Other teachers worry that schools are moving too quickly to make personnel decisions through an experimental evaluation model.
Stacie Pare, a seventh-grade math teacher at Oakland Mills Middle School in Howard County, is a national board certified teacher, a designation achieved by only a few thousand teachers in the state.
She believes that teachers should be evaluated on how much their students achieve but says the Howard system puts too much emphasis on the goals, which might not take into account all classroom circumstances.
In math, for instance, teachers needed 90 percent of students to meet student learning objectives such as improving achievement on fractions or on mathematical reasoning.
Pare said she barely met the 90 percent goal because one student in a class of 17 did not achieve as much during the year as expected, largely because of an illness in the child's family and other factors outside her control. Pare was still rated highly effective, the top ranking.
"How is that going to affect a teacher that has a class that is struggling? A lot is based on the class you get rather than your actual ability," Pare said.
The state hasn't made available any data on how many teachers were rated ineffective this year under the new system.
Jennifer Bell-Ellwanger, achievement and accountability officer for Baltimore's public schools, said the city decided that all teachers should participate in the pilot evaluation two years ago in an effort to make the new system "really fair and really rigorous."
Kate Walsh, president of the National Center on Teacher Quality, said the outcome in Baltimore from the pilot year — when the spread between ineffective, effective and highly effective was 10 percent, 80 percent and 10 percent, respectively — "comes closer to reflecting the actual distribution of teacher talent than many other pilots currently underway."

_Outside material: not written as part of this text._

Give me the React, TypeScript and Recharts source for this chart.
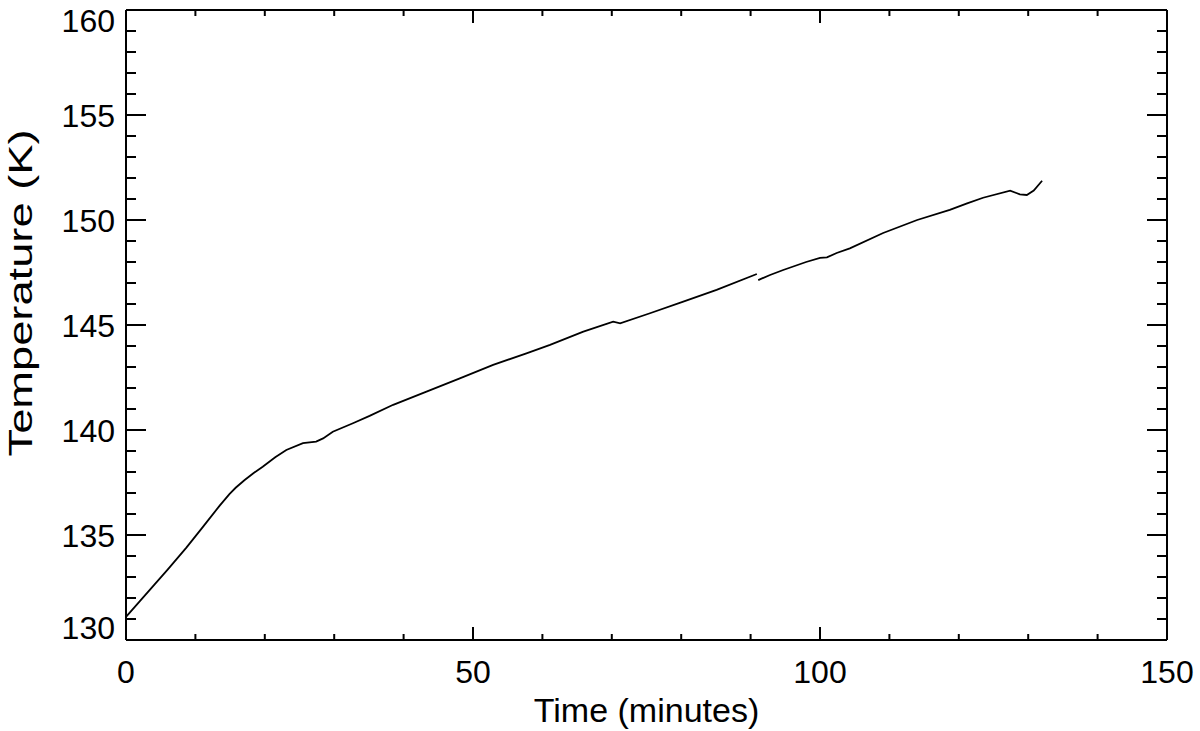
import { Line, LineChart, XAxis, YAxis } from "recharts";

// time (minutes) and temperature (K); null = gap in the record
const TIME_MIN = [
  0, 2, 4, 6, 8.7, 11, 13.5, 14.9, 15.8, 17.1, 18.4, 19.7, 21.5, 23.1, 25.5, 27.4, 28.4,
  29.8, 32.7, 35.1, 38.5, 43.3, 48.1, 52.9, 57.7, 61.1, 65.9, 70.2, 71.2, 75.5, 80.3,
  85.1, 90.9, 91.0, 91.1, 92.8, 94.7, 98, 100, 101, 102.4, 104.3, 109.1, 114, 118.7,
  121.2, 123.5, 127.4, 128.8, 129.8, 130.8, 132,
];
const TEMP_K: (number | null)[] = [
  131.1, 131.85, 132.6, 133.35, 134.4, 135.35, 136.4, 136.95, 137.25, 137.62, 137.95,
  138.25, 138.7, 139.05, 139.37, 139.45, 139.6, 139.92, 140.32, 140.67, 141.2, 141.83,
  142.46, 143.1, 143.65, 144.05, 144.68, 145.16, 145.08, 145.56, 146.11, 146.67, 147.43,
  null, 147.14, 147.38, 147.62, 148.0, 148.2, 148.22, 148.43, 148.65, 149.38, 150.0,
  150.48, 150.79, 151.06, 151.4, 151.22, 151.19, 151.4, 151.87,
];

const X_TICKS = [0, 10, 20, 30, 40, 50, 60, 70, 80, 90, 100, 110, 120, 130, 140, 150];
const X_MAJOR = [0, 50, 100, 150];
const Y_TICKS = [
  130, 131, 132, 133, 134, 135, 136, 137, 138, 139, 140, 141, 142, 143, 144, 145,
  146, 147, 148, 149, 150, 151, 152, 153, 154, 155, 156, 157, 158, 159, 160,
];
const Y_MAJOR = [130, 135, 140, 145, 150, 155, 160];

const data = TIME_MIN.map((t, i) => ({ t, temp: TEMP_K[i] }));

const FONT = "'Liberation Sans', Arial, Helvetica, sans-serif";
const INK = "#000";

function BottomTick({ x, y, payload }: any) {
  const major = X_MAJOR.includes(payload.value);
  return (
    <g>
      <line x1={x} x2={x} y1={y} y2={y - (major ? 13 : 6)} stroke={INK} strokeWidth={2} />
      {major && (
        <text x={x} y={y + 43} textAnchor="middle" fontSize={32} fontFamily={FONT} fill={INK}>
          {payload.value}
        </text>
      )}
    </g>
  );
}

function TopTick({ x, y, payload }: any) {
  const major = X_MAJOR.includes(payload.value);
  return <line x1={x} x2={x} y1={y} y2={y + (major ? 13 : 6)} stroke={INK} strokeWidth={2} />;
}

function LeftTick({ x, y, payload }: any) {
  const v = payload.value;
  const major = Y_MAJOR.includes(v);
  // edge labels are nudged inside the frame, like the original
  let base = y + 12;
  if (v === 160) base = y + 22;
  if (v === 130) base = y - 1;
  return (
    <g>
      <line x1={x} x2={x + (major ? 20 : 10)} y1={y} y2={y} stroke={INK} strokeWidth={2} />
      {major && (
        <text x={x - 11} y={base} textAnchor="end" fontSize={32} fontFamily={FONT} fill={INK}>
          {v}
        </text>
      )}
    </g>
  );
}

function RightTick({ x, y, payload }: any) {
  const major = Y_MAJOR.includes(payload.value);
  return <line x1={x} x2={x - (major ? 20 : 10)} y1={y} y2={y} stroke={INK} strokeWidth={2} />;
}

function XTitle({ viewBox }: any) {
  return (
    <text x={viewBox.x + viewBox.width / 2} y={viewBox.y + 82} textAnchor="middle" fontSize={34} fontFamily={FONT} fill={INK}>
      Time (minutes)
    </text>
  );
}

function YTitle({ viewBox }: any) {
  const cx = 20;
  const cy = viewBox.y + 283;
  return (
    <text
      x={cx}
      y={cy}
      transform={`rotate(-90 ${cx} ${cy})`}
      textAnchor="middle"
      dominantBaseline="central"
      fontSize={33}
      fontFamily={FONT}
      fill={INK}
      textLength={327}
      lengthAdjust="spacingAndGlyphs"
    >
      Temperature (K)
    </text>
  );
}

export default function App() {
  return (
    <div style={{ position: "absolute", left: 0, top: 0, background: "#fff" }}>
      <LineChart width={1200} height={731} data={data} margin={{ top: 9, right: 32, left: 0, bottom: 0 }}>
        <XAxis
          dataKey="t"
          type="number"
          domain={[0, 150]}
          ticks={X_TICKS}
          interval={0}
          height={91}
          tickSize={0}
          tickMargin={0}
          tick={<BottomTick />}
          axisLine={{ stroke: INK, strokeWidth: 2 }}
          label={<XTitle />}
        />
        <XAxis
          xAxisId="top"
          orientation="top"
          dataKey="t"
          type="number"
          domain={[0, 150]}
          ticks={X_TICKS}
          interval={0}
          height={1}
          tickSize={0}
          tickMargin={0}
          tick={<TopTick />}
          axisLine={{ stroke: INK, strokeWidth: 2 }}
        />
        <YAxis
          type="number"
          domain={[130, 160]}
          ticks={Y_TICKS}
          interval={0}
          width={126}
          tickSize={0}
          tickMargin={0}
          tick={<LeftTick />}
          axisLine={{ stroke: INK, strokeWidth: 2 }}
          label={<YTitle />}
        />
        <YAxis
          yAxisId="right"
          orientation="right"
          type="number"
          domain={[130, 160]}
          ticks={Y_TICKS}
          interval={0}
          width={1}
          tickSize={0}
          tickMargin={0}
          tick={<RightTick />}
          axisLine={{ stroke: INK, strokeWidth: 2 }}
        />
        <Line
          type="linear"
          dataKey="temp"
          stroke={INK}
          strokeWidth={1.8}
          dot={false}
          connectNulls={false}
          isAnimationActive={false}
        />
        {/* invisible copy so the mirrored top/right axes get their ticks */}
        <Line
          xAxisId="top"
          yAxisId="right"
          type="linear"
          dataKey="temp"
          stroke="none"
          dot={false}
          activeDot={false}
          legendType="none"
          isAnimationActive={false}
        />
      </LineChart>
    </div>
  );
}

Walsh, a former member of the Maryland school board, said national research has shown that about 15 percent of teachers are weak, meaning that their students achieve on average about half what they should in a school year. At the other end, about 15 percent of teachers are considered extraordinarily strong because their students learn the equivalent of a year and a half's worth of material.
Billy Burke, Baltimore County's assistant superintendent of organizational development, said the county decided to ask teachers to volunteer for the pilot evaluation and excluded struggling teachers. Only 333 of the county's 8,000 teachers took part, and 82 percent received a highly effective rating. None was rated ineffective.
In Howard County, 126 teachers took part in the pilot. Less than 1 percent were rated ineffective, about 60 percent were effective and 40 percent were highly effective.
In Anne Arundel, 208 teachers took part, with 7 percent rated ineffective, about 49 percent effective and 44 percent highly effective.
In Harford and Carroll counties, 100 or fewer teachers took part. Of those who participated, the split between effective and highly effective was roughly 60 percent to 40 percent. In Carroll, about 2 percent were rated ineffective. No Harford teacher received the lowest ranking.
The pilot "was a practice exercise to see if formulas worked. Drawing conclusions from this data would be ill-advised," said Bill Reinhard, a spokesman for the state Department of Education.
When school districts reported the data from the pilot to the state last year, Burke said he and many of his counterparts in other counties told state leaders they believed they were being rushed to complete the evaluation system and asked for another year. While that didn't happen and the kinks continue to be worked out, he said the process has been worth it.
"It made people have deep, rich conversations about how students were learning in the classroom," he said.